It's well-known that the space of connected components of a Hausdorff space is T1 because connected components are closed and so points of the quotient space are also closed.
I'm wondering if there is an example of a compact Hausdorff space $X$ such that it's space of connected components $X/{\sim}$ is not also Hausdorff.
The space of path-connected components can easily be non-Hausdorff, as for example the closed topologist's sine curve shows, but unfortunately such examples seem harder to construct when only quotienting by connectedness.
If there are perhaps also any mild criteria such as metrisability on $X$ that ensure Hausdorffness, that would also be appreciated.
Best Answer
This can't happen for compact Hausdorff spaces.

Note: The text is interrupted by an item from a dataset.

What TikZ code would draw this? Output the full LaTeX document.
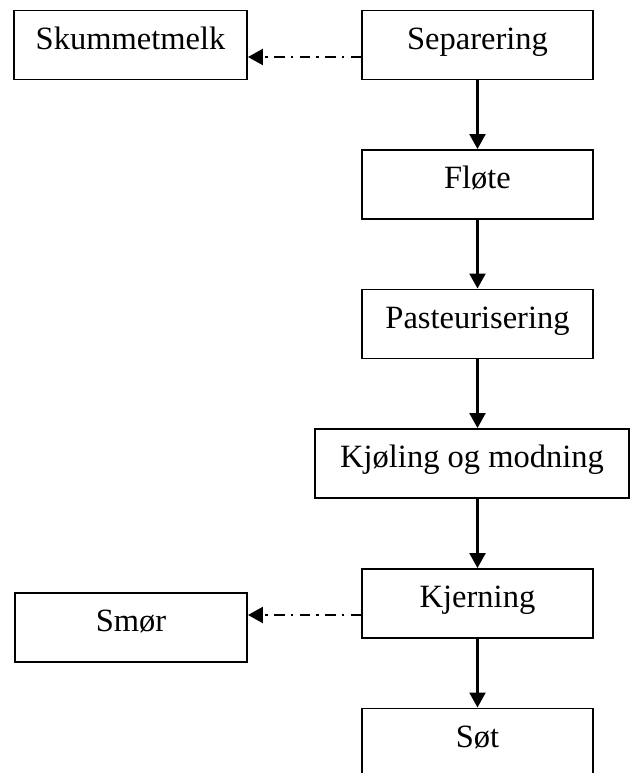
\documentclass[tikz,border=0pt]{standalone}
\usepackage{fontspec}
\setmainfont{Liberation Serif}
\usepackage{tikz}
\usetikzlibrary{arrows.meta}

\begin{document}
\begin{tikzpicture}[x=0.02cm,y=-0.02cm,
  boks/.style={draw,line width=1.1pt,minimum width=4.62cm,minimum height=1.38cm,
    text height=10pt,text depth=5pt,font=\fontsize{18.5}{22}\selectfont},
  pil/.style={line width=1.5pt,-{Triangle[length=8.5pt,width=9pt]}},
  sidepil/.style={pil,dash pattern=on 6pt off 3.5pt on 1.5pt off 3.5pt}]
\clip (0,0) rectangle (630,773);
% hovedlinje
\node[boks] (sep) at (477.5,45) {Separering};
\node[boks] (flo) at (477.5,184.5) {Fl\o te};
\node[boks] (pas) at (477.5,324) {Pasteurisering};
\node[boks,minimum width=6.28cm] (kjo) at (472,463.5) {Kj\o ling og modning};
\node[boks] (kje) at (477.5,603.5) {Kjerning};
\node[boks] (sot) at (477.5,743) {S\o t};
% sideprodukter
\node[boks,minimum width=4.66cm] (skm) at (130.5,45) {Skummetmelk};
\node[boks,minimum width=4.64cm] (smo) at (131,627.5) {Sm\o r};
\draw[pil] (sep) -- (flo);
\draw[pil] (flo) -- (pas);
\draw[pil] (pas.south) -- (pas.south |- kjo.north);
\draw[pil] (kje.north |- kjo.south) -- (kje.north);
\draw[pil] (kje) -- (sot);
\draw[sidepil] ([yshift=-0.24cm]sep.west) -- ([yshift=-0.24cm]sep.west -| skm.east);
\draw[sidepil] ([yshift=-0.23cm]kje.west) -- ([yshift=-0.23cm]kje.west -| smo.east);
\end{tikzpicture}
\end{document}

If $X$ is compact Hausdorff, then the components of $X$ are the same as the quasicomponents of $X$. In other words, any two distinct components are separated by clopen sets of $X$. Since a clopen set is a union of components (as is its complement), its image in $X/{\sim}$ is also clopen, and so $X/{\sim}$ is not just Hausdorff but totally separated (any two points are separated by clopen sets).
Without compactness, though, this can fail even for otherwise very nice spaces. For instance, let $X=\{1,1/2,1/3,\dots\}\times[0,1]\cup\{0\}\times\{0,1\}\subset\mathbb{R}^2$. Then $\{(0,0)\}$ and $\{(0,1)\}$ are both components of $X$, but any neighborhood of either intersects all but finitely many of the components $\{1/n\}\times[0,1]$ and so they do not have disjoint neighborhoods in $X/{\sim}$.